» **Task instructions**
Exactly as written, quote every line that follows, skipping the images.

** Start **

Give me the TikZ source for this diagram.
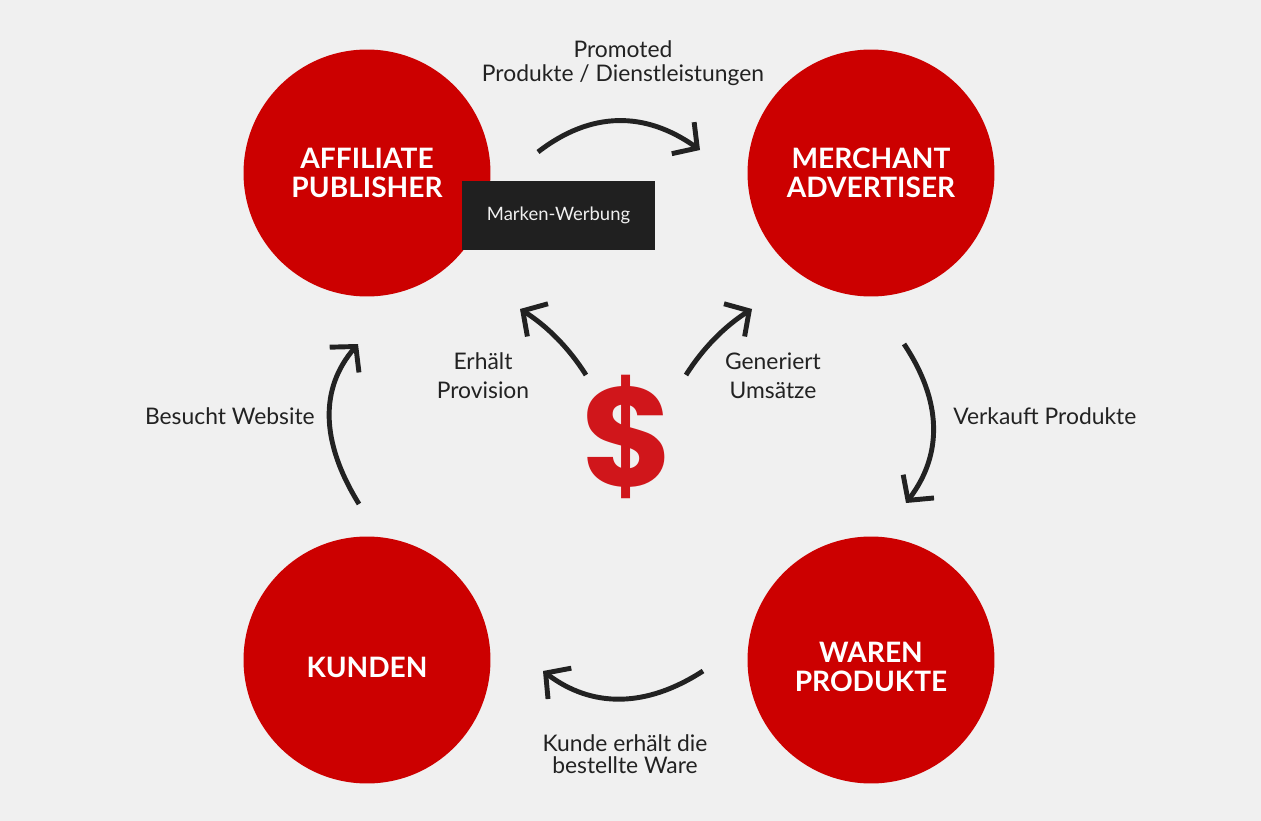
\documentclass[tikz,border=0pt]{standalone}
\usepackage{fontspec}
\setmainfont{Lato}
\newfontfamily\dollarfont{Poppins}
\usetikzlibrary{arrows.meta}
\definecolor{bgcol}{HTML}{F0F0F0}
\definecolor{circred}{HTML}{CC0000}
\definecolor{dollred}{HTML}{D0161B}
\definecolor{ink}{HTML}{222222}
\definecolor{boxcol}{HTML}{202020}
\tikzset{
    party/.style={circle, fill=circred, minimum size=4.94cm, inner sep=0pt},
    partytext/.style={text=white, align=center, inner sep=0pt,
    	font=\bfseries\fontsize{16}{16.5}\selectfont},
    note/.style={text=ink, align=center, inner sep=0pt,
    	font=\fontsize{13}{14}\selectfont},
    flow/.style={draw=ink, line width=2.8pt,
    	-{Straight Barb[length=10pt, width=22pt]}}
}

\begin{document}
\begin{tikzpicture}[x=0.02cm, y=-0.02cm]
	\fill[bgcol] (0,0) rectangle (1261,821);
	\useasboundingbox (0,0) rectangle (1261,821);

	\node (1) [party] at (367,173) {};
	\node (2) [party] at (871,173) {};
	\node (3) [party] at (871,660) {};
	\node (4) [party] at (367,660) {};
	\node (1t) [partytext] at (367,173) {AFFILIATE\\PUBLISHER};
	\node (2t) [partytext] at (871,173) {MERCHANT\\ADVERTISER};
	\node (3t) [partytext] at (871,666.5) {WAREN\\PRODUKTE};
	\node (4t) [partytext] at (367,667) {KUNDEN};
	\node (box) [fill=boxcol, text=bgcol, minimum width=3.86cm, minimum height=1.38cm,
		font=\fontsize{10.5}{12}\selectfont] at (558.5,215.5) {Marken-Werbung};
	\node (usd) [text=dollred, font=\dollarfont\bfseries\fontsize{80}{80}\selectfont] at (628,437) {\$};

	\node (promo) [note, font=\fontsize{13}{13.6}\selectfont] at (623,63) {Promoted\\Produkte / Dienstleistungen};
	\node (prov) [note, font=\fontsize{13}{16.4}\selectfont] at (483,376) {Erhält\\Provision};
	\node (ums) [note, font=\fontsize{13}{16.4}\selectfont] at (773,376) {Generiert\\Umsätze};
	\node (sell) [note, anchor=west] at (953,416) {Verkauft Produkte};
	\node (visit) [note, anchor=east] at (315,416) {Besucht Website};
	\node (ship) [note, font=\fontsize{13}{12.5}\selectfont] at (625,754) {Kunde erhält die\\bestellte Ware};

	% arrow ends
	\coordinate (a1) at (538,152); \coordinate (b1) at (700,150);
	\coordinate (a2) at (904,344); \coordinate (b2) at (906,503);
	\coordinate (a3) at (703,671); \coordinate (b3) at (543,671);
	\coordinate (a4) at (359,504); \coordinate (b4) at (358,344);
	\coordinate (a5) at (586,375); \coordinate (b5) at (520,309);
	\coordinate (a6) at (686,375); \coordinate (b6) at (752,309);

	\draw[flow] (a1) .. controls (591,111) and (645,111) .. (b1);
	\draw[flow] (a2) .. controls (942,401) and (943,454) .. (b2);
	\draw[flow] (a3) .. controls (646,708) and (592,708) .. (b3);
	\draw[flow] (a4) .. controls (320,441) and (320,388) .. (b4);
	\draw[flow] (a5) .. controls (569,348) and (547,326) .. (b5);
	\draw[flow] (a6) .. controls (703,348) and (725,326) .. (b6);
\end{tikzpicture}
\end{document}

** End **

» **Written solution**
Give me the TikZ source for this diagram.
\documentclass[tikz,border=0pt]{standalone}
\usepackage{fontspec}
\setmainfont{Lato}
\newfontfamily\dollarfont{Poppins}
\usetikzlibrary{arrows.meta}
\definecolor{bgcol}{HTML}{F0F0F0}
\definecolor{circred}{HTML}{CC0000}
\definecolor{dollred}{HTML}{D0161B}
\definecolor{ink}{HTML}{222222}
\definecolor{boxcol}{HTML}{202020}
\tikzset{
    party/.style={circle, fill=circred, minimum size=4.94cm, inner sep=0pt},
    partytext/.style={text=white, align=center, inner sep=0pt,
    	font=\bfseries\fontsize{16}{16.5}\selectfont},
    note/.style={text=ink, align=center, inner sep=0pt,
    	font=\fontsize{13}{14}\selectfont},
    flow/.style={draw=ink, line width=2.8pt,
    	-{Straight Barb[length=10pt, width=22pt]}}
}

\begin{document}
\begin{tikzpicture}[x=0.02cm, y=-0.02cm]
	\fill[bgcol] (0,0) rectangle (1261,821);
	\useasboundingbox (0,0) rectangle (1261,821);

	\node (1) [party] at (367,173) {};
	\node (2) [party] at (871,173) {};
	\node (3) [party] at (871,660) {};
	\node (4) [party] at (367,660) {};
	\node (1t) [partytext] at (367,173) {AFFILIATE\\PUBLISHER};
	\node (2t) [partytext] at (871,173) {MERCHANT\\ADVERTISER};
	\node (3t) [partytext] at (871,666.5) {WAREN\\PRODUKTE};
	\node (4t) [partytext] at (367,667) {KUNDEN};
	\node (box) [fill=boxcol, text=bgcol, minimum width=3.86cm, minimum height=1.38cm,
		font=\fontsize{10.5}{12}\selectfont] at (558.5,215.5) {Marken-Werbung};
	\node (usd) [text=dollred, font=\dollarfont\bfseries\fontsize{80}{80}\selectfont] at (628,437) {\$};

	\node (promo) [note, font=\fontsize{13}{13.6}\selectfont] at (623,63) {Promoted\\Produkte / Dienstleistungen};
	\node (prov) [note, font=\fontsize{13}{16.4}\selectfont] at (483,376) {Erhält\\Provision};
	\node (ums) [note, font=\fontsize{13}{16.4}\selectfont] at (773,376) {Generiert\\Umsätze};
	\node (sell) [note, anchor=west] at (953,416) {Verkauft Produkte};
	\node (visit) [note, anchor=east] at (315,416) {Besucht Website};
	\node (ship) [note, font=\fontsize{13}{12.5}\selectfont] at (625,754) {Kunde erhält die\\bestellte Ware};

	% arrow ends
	\coordinate (a1) at (538,152); \coordinate (b1) at (700,150);
	\coordinate (a2) at (904,344); \coordinate (b2) at (906,503);
	\coordinate (a3) at (703,671); \coordinate (b3) at (543,671);
	\coordinate (a4) at (359,504); \coordinate (b4) at (358,344);
	\coordinate (a5) at (586,375); \coordinate (b5) at (520,309);
	\coordinate (a6) at (686,375); \coordinate (b6) at (752,309);

	\draw[flow] (a1) .. controls (591,111) and (645,111) .. (b1);
	\draw[flow] (a2) .. controls (942,401) and (943,454) .. (b2);
	\draw[flow] (a3) .. controls (646,708) and (592,708) .. (b3);
	\draw[flow] (a4) .. controls (320,441) and (320,388) .. (b4);
	\draw[flow] (a5) .. controls (569,348) and (547,326) .. (b5);
	\draw[flow] (a6) .. controls (703,348) and (725,326) .. (b6);
\end{tikzpicture}
\end{document}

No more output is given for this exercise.